D’après le document remis à la presse, la gouvernance des ressources naturelles au Sénégal fait l’objet de grandes controverses, surtout depuis la découverte de pétrole et de gaz, avec l’implication du frère du président de la République. Et parmi les sources principales de ces controverses il y a les circonstances dans lesquelles les contrats ont été signés avec les compagnies étrangères engagées dans la recherche offshore et dans l’exploitation éventuelle de ces ressources.
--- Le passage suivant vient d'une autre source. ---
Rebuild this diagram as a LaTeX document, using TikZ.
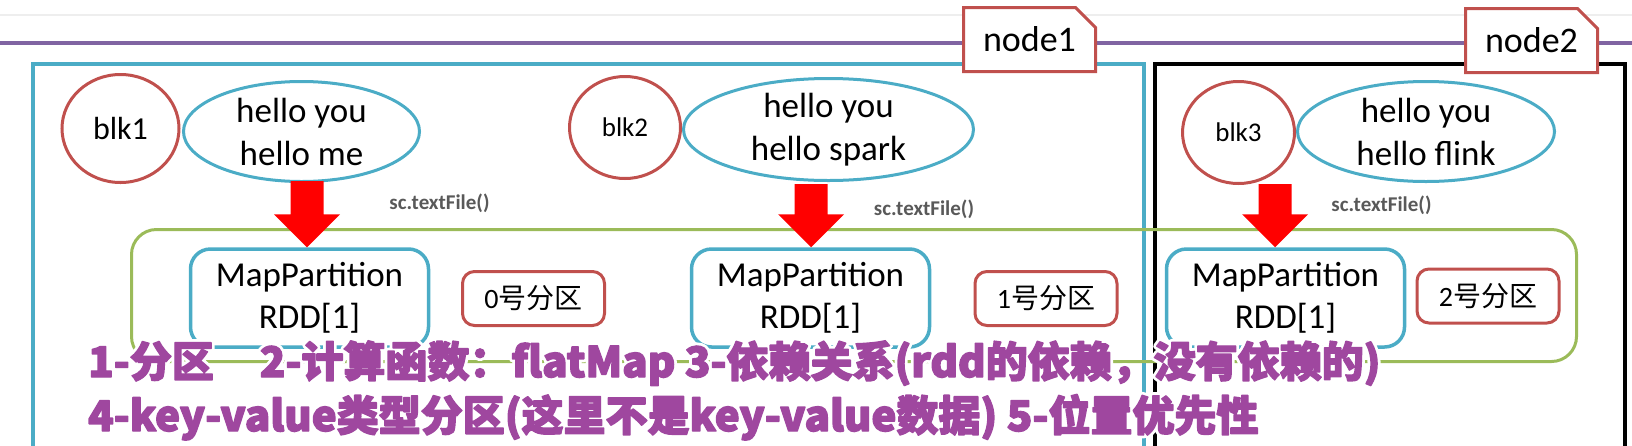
\documentclass[tikz,border=0pt]{standalone}
\usepackage{fontspec}
\setmainfont{Carlito}
\newfontfamily\cjk{Noto Sans CJK SC}
\usetikzlibrary{shapes.geometric,shapes.misc}
\definecolor{cyanline}{HTML}{4BACC6}
\definecolor{redline}{HTML}{C0504D}
\definecolor{greenline}{HTML}{9BBB59}
\definecolor{purpleline}{HTML}{8064A2}
\definecolor{captionpurple}{HTML}{9F479F}
\definecolor{labelgray}{HTML}{595959}
\definecolor{topgray}{HTML}{EEEEEE}
\definecolor{arrowred}{HTML}{FF0000}
\newcommand\halostart{\special{pdf:literal direct 1 1 1 RG 7 w 1 j 1 Tr}}
\newcommand\heavystart{\special{pdf:literal direct 0.624 0.278 0.624 RG 1.4 w 1 j 2 Tr}}
\newcommand\haloend{\special{pdf:literal direct 0 Tr}}
\newcommand\blockarrow[2]{%
  \fill[arrowred] ([xshift=-16.5pt]#1) -- ([xshift=16.5pt]#1)
    -- ([xshift=16.5pt,yshift=33pt]#2) -- ([xshift=33pt,yshift=33pt]#2)
    -- (#2) -- ([xshift=-33pt,yshift=33pt]#2)
    -- ([xshift=-16.5pt,yshift=33pt]#2) -- cycle;}
\begin{document}
\begin{tikzpicture}[x=1pt,y=-1pt,
  tagbox/.style={chamfered rectangle, chamfered rectangle corners=north east,
    chamfered rectangle xsep=11pt, chamfered rectangle ysep=9pt,
    draw=redline, line width=3pt, fill=white, minimum width=132pt,
    minimum height=64pt, inner sep=0pt, font=\fontsize{36}{43}\selectfont},
  blkcirc/.style={ellipse, draw=redline, line width=3pt, inner sep=0pt},
  textell/.style={ellipse, draw=cyanline, line width=3pt, inner sep=0pt},
  elltext/.style={inner sep=0pt, align=center, font=\fontsize{35}{43}\selectfont},
  mpbox/.style={rectangle, rounded corners=20pt, draw=cyanline, line width=3.5pt,
    fill=white, minimum width=238pt, minimum height=98pt, inner sep=0pt,
    align=center, font=\fontsize{35}{42}\selectfont},
  partbox/.style={rectangle, rounded corners=12pt, draw=redline, line width=3pt,
    minimum width=142pt, minimum height=54pt, inner sep=0pt,
    font=\fontsize{28}{34}\selectfont},
  greenbox/.style={rectangle, rounded corners=25pt, draw=greenline, line width=3pt,
    minimum width=1445pt, minimum height=132pt, inner sep=0pt},
  sclabel/.style={inner sep=0pt, text=labelgray, font=\bfseries\fontsize{21}{25}\selectfont},
  caption/.style={anchor=base west, inner sep=0pt, text=captionpurple,
    font=\cjk\bfseries\fontsize{42}{50}\selectfont},
  captionhalo/.style={caption, text=white}
]
\useasboundingbox (0,0) rectangle (1632,445);
% top lines
\draw[topgray, line width=2pt] (0,15) -- (1632,15);
\draw[purpleline, line width=3.5pt] (0,43) -- (1632,43);
% frames
\draw[cyanline, line width=3.5pt] (33,470) -- (33,64) -- (1144,64) -- (1144,470);
\draw[black, line width=4pt] (1155,470) -- (1155,64) -- (1625,64) -- (1625,470);
% node tags
\node[tagbox] (node1) at (1029.5,39.5) {node1};
\node[tagbox] (node2) at (1531.5,40.5) {node2};
% blocks and text ellipses
\node[blkcirc, minimum width=117pt, minimum height=108pt] (blk1) at (120.5,128.5) {};
\node[inner sep=0pt, font=\fontsize{32}{38}\selectfont] (blk1t) at (blk1) {blk1};
\node[textell, minimum width=236pt, minimum height=100pt] (ell1) at (301.5,131.5) {};
\node[elltext] (ell1t) at (ell1) {hello you\\hello me};

\node[blkcirc, minimum width=111pt, minimum height=102pt] (blk2) at (625,127.5) {};
\node[inner sep=0pt, font=\fontsize{27}{32}\selectfont] (blk2t) at (blk2) {blk2};
\node[textell, minimum width=290pt, minimum height=102pt] (ell2) at (828.5,129.5) {};
\node[elltext] (ell2t) at (ell2) {hello you\\hello spark};

\node[blkcirc, minimum width=112pt, minimum height=102pt] (blk3) at (1238.5,132.5) {};
\node[inner sep=0pt, font=\fontsize{27}{32}\selectfont] (blk3t) at (blk3) {blk3};
\node[textell, minimum width=257pt, minimum height=100pt] (ell3) at (1426,131.5) {};
\node[elltext] (ell3t) at (ell3) {hello you\\hello flink};
% partition group
\node[greenbox] (group) at (854,295.5) {};
\node[mpbox] (mp1) at (309.5,298) {MapPartition\\RDD[1]};
\node[mpbox] (mp2) at (810.5,298) {MapPartition\\RDD[1]};
\node[mpbox] (mp3) at (1285.5,298) {MapPartition\\RDD[1]};
\node[partbox] (p0) at (533.5,298.5) {0{\cjk 号分区}};
\node[partbox] (p1) at (1046,298.5) {1{\cjk 号分区}};
\node[partbox] (p2) at (1488,296) {2{\cjk 号分区}};
% arrows
\coordinate (a1s) at (307,181);
\coordinate (a2s) at (811,184);
\coordinate (a3s) at (1275,184);
\coordinate (a1t) at (a1s |- mp1.north);
\coordinate (a2t) at (a2s |- mp2.north);
\coordinate (a3t) at (a3s |- mp3.north);
\blockarrow{a1s}{a1t}
\blockarrow{a2s}{a2t}
\blockarrow{a3s}{a3t}
\node[sclabel] (sc1) at (439.5,203) {sc.textFile()};
\node[sclabel] (sc2) at (924,209) {sc.textFile()};
\node[sclabel] (sc3) at (1381.5,205) {sc.textFile()};
% captions
\node[captionhalo] (cap1h) at (88,377) {\halostart 1-分区\hspace{46pt}2-计算函数：flatMap 3-依赖关系(rdd的依赖，没有依赖的)\haloend};
\node[caption] (cap1) at (88,377) {\heavystart 1-分区\hspace{46pt}2-计算函数：flatMap 3-依赖关系(rdd的依赖，没有依赖的)\haloend};
\node[captionhalo] (cap2h) at (88,431) {\halostart 4-key-value类型分区(这里不是key-value数据) 5-位置优先性\haloend};
\node[caption] (cap2) at (88,431) {\heavystart 4-key-value类型分区(这里不是key-value数据) 5-位置优先性\haloend};
\end{tikzpicture}
\end{document}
Et aussi, il y a également le flou autour de la part réelle de l’Etat du Sénégal dans les revenus qui seront tirés de cette exploitation.
« A cet égard, le cas des industries extractives est un exemple qui ne pousse pas à l’optimisme. En effet, l’exploitation des mines du pays a eu peu de retombées pour l’Etat et les populations locales, de l’aveu du ministère des Mines et de l’Industrie. Selon celui-ci, les retombées issues de l’exploitation minière pour le pays ont été très faibles, voire dérisoires, au cours de la période 2007-2012.

Cela est dû, entre autres, aux nombreuses exonérations qui ont fait perdre plus de 400 milliards F CFA au pays pendant cette période. C’est en partie pour corriger cela qu’un nouveau Code minier a été adopté en novembre 2016. Mais sera-t-il plus efficace ? », mentionne-t-on dans le document.

La source souligne qu’il faut rappeler que l’accaparement des terres et la question des ressources halieutiques, avec les accords de pêche, souvent décriés par les acteurs de la filière, continuent de susciter des résistances de la part des populations et des mouvements sociaux. Et la source de préciser : « Par-delà ces critiques, l’opinion la plus répandue est que la plupart des ressources du pays sont bradées aux investisseurs étrangers, avec la complicité de l’Etat et de puissants lobbies. Cela expliquerait le fait que le Sénégal ne tire pas assez profit de ses ressources naturelles, surtout au moment où on parle d’« émergence » ».